Мода и границы человеческого. Зооморфизм как топос модной образности в XIX–XXI веках - Ксения Гусарова
В главе 2 рассматривалось устойчивое сравнение Венеры Медичи (иногда – Венеры Милосской) с современной модницей, вновь и вновь звучавшее у британских авторов и карикатуристов 1870–1880-х годов. Как правило, акцент в этих сопоставлениях делался на стянутой корсетом талии и крошечных туфлях как на ключевых формах уродования естественного тела, но могли добавляться и другие детали. Перкинс Гилман помещает в фокус внимания гигантские шляпы своих модных современниц, предлагая использовать античную статую в качестве шляпного манекена, чтобы с ее помощью показать, «сколь ужасающе неуместно подобное показное кривлянье в сочетании с подлинной женственностью» (Perkins Gilman 2002: 63). Примечательно, что стилистическая несочетаемость классической античности с актуальной модой неизменно трактуется в пользу первой: мода неспособна продемонстрировать устаревание канонических эстетических образцов, напротив, она всегда склоняется перед ними.

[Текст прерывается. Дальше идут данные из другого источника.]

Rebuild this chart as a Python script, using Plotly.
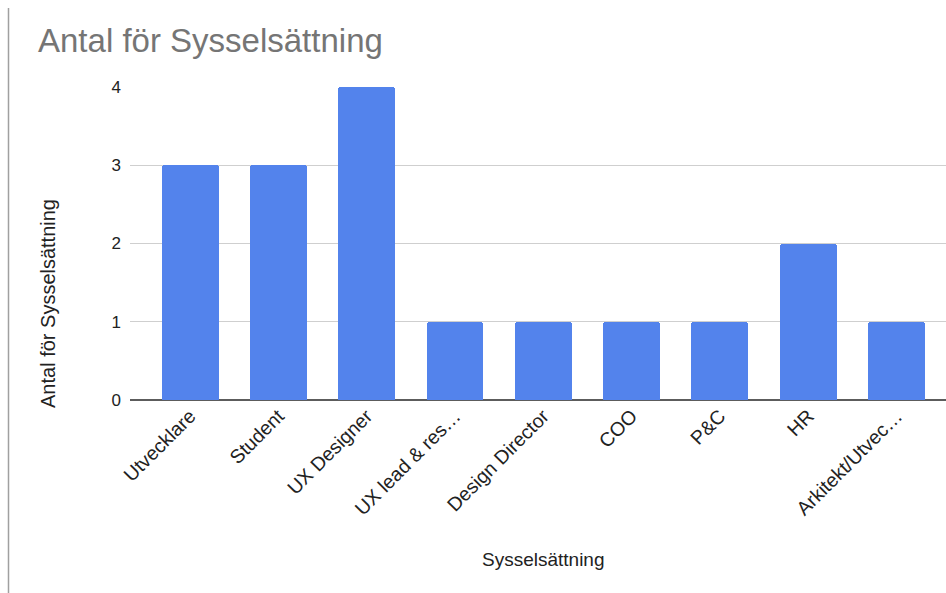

Немаловажно также, что Перкинс Гилман отказывается от именования статуи Венерой, называя эту атрибуцию ложной и предлагая взамен видеть в этой скульптуре «Мать всех богов». Для писательницы это не антикварный педантизм, а программное заявление: выступая против сексуализации женщин и за признание ценности материнства, Перкинс Гилман не может согласиться с тем, чтобы эстетический образец ассоциировался с богиней любви, и реинтерпретирует его в соответствии с собственными представлениями о женственности. Красота животных в статьях Перкинс Гилман о женском костюме понимается в таком же ключе – в ней кристаллизуются гендерные роли, которые писательница считает природными. В этом отличие Перкинс Гилман от ее младшей современницы, французской писательницы Колетт, чьи очерки про животных, вошедшие в сборник «Усики виноградной лозы» (1908), тематизируют конфликт между в равной степени естественными побуждениями, связанными с сексуальностью и материнством.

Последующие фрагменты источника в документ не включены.